Más perverso es que los y las escritoras se nieguen a dar la batalla por estos temas «triviales». Da la impresión que debatir y luchar por sus condiciones materiales los baja de un pedestal imaginario. La inopia se convierte en una situación personal, íntima, que depende exclusivamente de si tienes talento, suerte, contactos, si sabes moverte.
Las becas que entrega el Fondo del Libro acentúan la perversión. Alcanzan para vivir quizás seis meses. ¿Y los restantes? No es posible rechazar ningún trabajo porque mañana podríamos volver a la inestabilidad.
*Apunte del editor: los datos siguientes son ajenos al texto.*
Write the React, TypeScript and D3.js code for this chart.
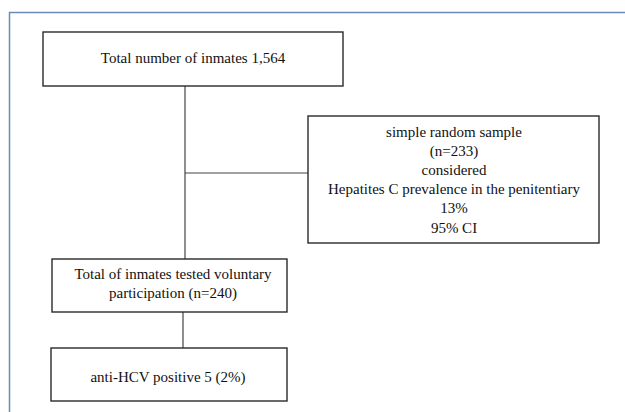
import React from "react";
import * as d3 from "d3";

const W = 625;
const H = 412;

// Texts of the flow chart boxes
const topBoxLines = ["Total number of inmates 1,564"];
const sideBoxLines = [
  "simple random sample",
  "(n=233)",
  "considered",
  "Hepatites C prevalence in the penitentiary",
  "13%",
  "95% CI",
];
const testedBoxLines = ["Total of inmates tested voluntary", "participation (n=240)"];
const resultBoxLines = ["anti-HCV positive 5 (2%)"];

// Layout (pixels)
const frame = { x: 9.5, y: 12.5 };
const boxes = [
  { key: "top", x: 43, y: 32, w: 300, h: 54, lines: topBoxLines, cx: 193, cy: 58 },
  { key: "side", x: 308, y: 116, w: 291, h: 127, lines: sideBoxLines, cx: 454, cy: 179.5 },
  { key: "tested", x: 52, y: 259, w: 235, h: 53, lines: testedBoxLines, cx: 173, cy: 283.5 },
  { key: "result", x: 51, y: 348, w: 236, h: 53, lines: resultBoxLines, cx: 168, cy: 377 },
];
const lineGap = 19.2;

const connectors: [number, number][][] = [
  [[185, 86], [185, 259]],
  [[185, 173], [308, 173]],
  [[183, 312], [183, 348]],
];

const FONT = "'Liberation Serif', 'Times New Roman', Times, 'DejaVu Serif', serif";

export default function App() {
  const lineGen = d3.line<[number, number]>().x((d) => d[0]).y((d) => d[1]);
  return (
    <svg
      width={W}
      height={H}
      style={{ position: "absolute", left: 0, top: 0, background: "#fff" }}
    >
      <rect width={W} height={H} fill="#fff" />
      {/* frame */}
      <path
        d={lineGen([[frame.x, H], [frame.x, frame.y], [W, frame.y]]) || ""}
        fill="none"
        stroke="#6a8ab8"
        strokeWidth={1.5}
      />
      {connectors.map((c, i) => (
        <path key={i} d={lineGen(c) || ""} fill="none" stroke="#444" strokeWidth={1.2} />
      ))}
      {boxes.map((b) => (
        <g key={b.key}>
          <rect x={b.x} y={b.y} width={b.w} height={b.h} fill="#fff" stroke="#2a2a2a" strokeWidth={1.4} />
          {b.lines.map((t, i) => (
            <text
              key={i}
              x={b.cx}
              y={b.cy + (i - (b.lines.length - 1) / 2) * lineGap}
              textAnchor="middle"
              dominantBaseline="central"
              style={{ fontFamily: FONT, fontSize: "15px" }}
              fill="#111"
            >
              {t}
            </text>
          ))}
        </g>
      ))}
    </svg>
  );
}
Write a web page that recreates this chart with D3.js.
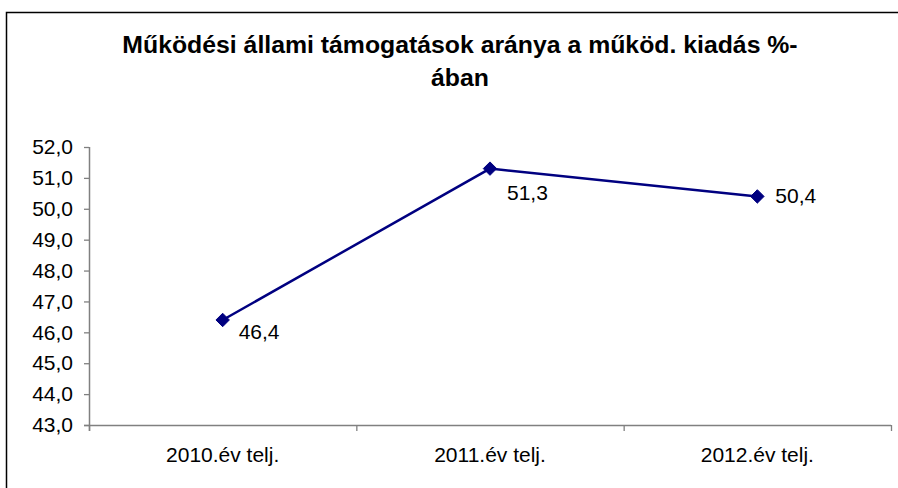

Así que tampoco es un tiempo para escribir con tranquilidad. Hago el ejercicio de revisar los nombres de quienes se ganan la beca de creación. Un año, dos, tres años después reviso los libros publicados por las editoriales y ni el diez por ciento de los que ganaron la beca, corresponden.
Hubo un año en que la culpa se la atribuyeron al reducido mercado nacional. El Ministerio de Cultura se propuso internacionalizar la literatura chilena. Viajaron escritores, sobre todo editores. Las escritoras publicadas en el exterior son el resultado de sus propias gestiones. Del Plan del Ministerio quedan las fotos de los carretes, los paseos.
Los escritores y escritoras continuamos recibiendo el diez por ciento.
He estado pensando. Puede parecer suicida, pero no se me ocurre más. Dejemos de entregar manuscritos a las editoriales. En vez de un libro al año, o cada dos o tres, entreguemos un manuscrito cada cinco o diez años. O no entreguemos ninguno. Que la industria no tenga literatura que ofrecer al mercado, que les editores abran su computador y lo encuentren vacío, que las y los lectores ya no tengan que elegir entre miles de libros y las librerías no necesiten alquilar bodegas para guardarlos. En ese lapso pensemos todos y todas seriamente en cuál es el valor de lo que hacemos.